Em 2017, a nacionalidade brasileira era apontada como motivo de 18 queixas, 10,1% do total. Relatório de 2021 traz um total de 109 queixas, 26,7% do total

Os índices de xenofobia contra brasileiros residentes em Portugal tiveram um salto de 505% num intervalo de 5 anos. Quem mostra isso são os dados divulgados neste mês pela Comissão para a Igualdade e contra a Discriminação Racial. A entidade analisou o perfil de 408 denúncias de discriminação racial recebidas ao ano passado e A maioria era de “pessoas de nacionalidade brasileira”, que respondiam por 109 queixas — 26,7% do total.

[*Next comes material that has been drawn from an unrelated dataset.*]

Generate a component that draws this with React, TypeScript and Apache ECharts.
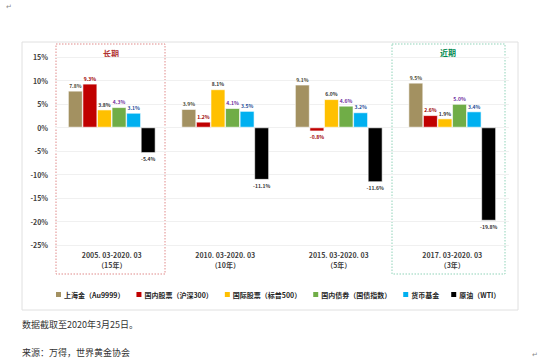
import React, { useEffect, useRef } from "react";
import * as echarts from "echarts";

const categories = [
  "2005. 03-2020. 03\n（15年）",
  "2010. 03-2020. 03\n（10年）",
  "2015. 03-2020. 03\n（5年）",
  "2017. 03-2020. 03\n（3年）",
];
const seriesNames = [
  "上海金（Au9999）",
  "国内股票（沪深300）",
  "国际股票（标普500）",
  "国内债券（国债指数）",
  "货币基金",
  "原油（WTI）",
];
const goldValues = [7.8, 3.9, 9.1, 9.5];
const csiValues = [9.3, 1.2, -0.8, 2.6];
const spValues = [3.8, 8.1, 6.0, 1.9];
const bondValues = [4.3, 4.1, 4.6, 5.0];
const moneyValues = [3.1, 3.5, 3.2, 3.4];
const oilValues = [-5.4, -11.1, -11.6, -19.8];
const yTicks = [15, 10, 5, 0, -5, -10, -15, -20, -25];

const seriesValues = [goldValues, csiValues, spValues, bondValues, moneyValues, oilValues];
const barColors = ["#A39161", "#C00000", "#FFC000", "#70AD47", "#00B0F0", "#000000"];
const labelColors = ["#4d4d3a", "#A00000", "#333333", "#7030A0", "#1F4E99", "#333333"];
const FONT = "'Noto Sans CJK SC', 'Noto Sans', sans-serif";

export default function App() {
  const ref = useRef<HTMLDivElement>(null);
  useEffect(() => {
    if (!ref.current) return;
    const chart = echarts.init(ref.current, null, { renderer: "svg" });
    const series = seriesValues.map((vals, i) => ({
      name: seriesNames[i],
      type: "bar",
      barGap: "0%",
      barCategoryGap: "23%",
      itemStyle: { color: barColors[i], borderColor: "#ffffff", borderWidth: 0.6 },
      data: vals.map((v) => ({
        value: v,
        label: {
          show: true,
          position: v >= 0 ? "top" : "bottom",
          distance: 3,
          formatter: (p: any) => p.value.toFixed(1) + "%",
          color: labelColors[i],
          fontSize: 5,
          fontWeight: "bold",
          fontFamily: FONT,
        },
      })),
    }));
    chart.setOption({
      animation: false,
      backgroundColor: "#ffffff",
      textStyle: { fontFamily: FONT },
      grid: { left: 55, right: 41, top: 57, bottom: 359 - 245, containLabel: false },
      legend: {
        data: seriesNames.map((n, i) => ({ name: n, itemStyle: { color: barColors[i], borderWidth: 0 } })),
        left: 51,
        top: 286,
        itemWidth: 5,
        itemHeight: 5,
        itemGap: 12,
        icon: "rect",
        textStyle: { fontSize: 7, color: "#262626", fontWeight: "bold", fontFamily: FONT, padding: [0, 0, 0, -2] },
      },
      xAxis: {
        type: "category",
        data: categories,
        axisLine: { show: false },
        axisTick: { show: false },
        axisLabel: {
          margin: 5,
          fontSize: 7,
          lineHeight: 10,
          color: "#404040",
          fontWeight: "bold",
          fontFamily: FONT,
        },
      },
      yAxis: {
        type: "value",
        min: yTicks[yTicks.length - 1],
        max: yTicks[0],
        interval: 5,
        axisLine: { show: false },
        axisTick: { show: false },
        splitLine: { lineStyle: { color: "#F0F0F0", width: 1 } },
        axisLabel: {
          formatter: "{value}%",
          fontSize: 7,
          margin: 7,
          color: "#404040",
          fontWeight: "bold",
          fontFamily: FONT,
        },
      },
      graphic: [
        {
          type: "rect",
          shape: { x: 22, y: 42, width: 496, height: 268 },
          style: { fill: "none", stroke: "#E0E0E0", lineWidth: 1 },
          z: -1,
        },
        {
          type: "rect",
          shape: { x: 56, y: 44, width: 109, height: 230 },
          style: { fill: "none", stroke: "#E08A8A", lineWidth: 1, lineDash: [1.5, 1.5] },
        },
        {
          type: "rect",
          shape: { x: 392, y: 44, width: 113, height: 230 },
          style: { fill: "none", stroke: "#8FD3B8", lineWidth: 1, lineDash: [1.5, 1.5] },
        },
        {
          type: "text",
          x: 111,
          y: 53,
          style: {
            text: "长期",
            fill: "#B03030",
            fontSize: 8,
            fontWeight: "bold",
            fontFamily: FONT,
            align: "center",
            verticalAlign: "middle",
          },
        },
        {
          type: "text",
          x: 448,
          y: 52,
          style: {
            text: "近期",
            fill: "#008A50",
            fontSize: 8,
            fontWeight: "bold",
            fontFamily: FONT,
            align: "center",
            verticalAlign: "middle",
          },
        },
        {
          type: "text",
          x: 22,
          y: 324,
          style: {
            text: "数据截取至2020年3月25日。",
            fill: "#333333",
            fontSize: 9,
            fontFamily: FONT,
            verticalAlign: "middle",
          },
        },
        {
          type: "text",
          x: 22,
          y: 352,
          style: {
            text: "来源：万得，世界黄金协会",
            fill: "#333333",
            fontSize: 9,
            fontFamily: FONT,
            verticalAlign: "middle",
          },
        },
        {
          type: "text",
          x: 6,
          y: 6,
          style: { text: "↵", fill: "#888888", fontSize: 7, fontFamily: FONT, verticalAlign: "middle" },
        },
        {
          type: "text",
          x: 532,
          y: 354,
          style: { text: "↵", fill: "#888888", fontSize: 7, fontFamily: FONT, verticalAlign: "middle" },
        },
      ],
      series,
    });
    return () => chart.dispose();
  }, []);
  return (
    <div
      ref={ref}
      style={{ position: "fixed", left: 0, top: 0, width: 550, height: 359, background: "#fff" }}
    />
  );
}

Em 2017, abertura da série histórica, o preconceito com nacionalidade brasileira era apontado como motivo de apenas 18 queixas — 10,1% do total, ocupando a terceira posição. Paralelo a isso, a porcentagem de brasileiros morando em Portugal bateu recorde neste ano. No primeiro semestre de 2022, o Serviço de Estrangeiros e Fronteiras (SEF) contabilizou 250 mil brasileiros vivendo legalmente no país.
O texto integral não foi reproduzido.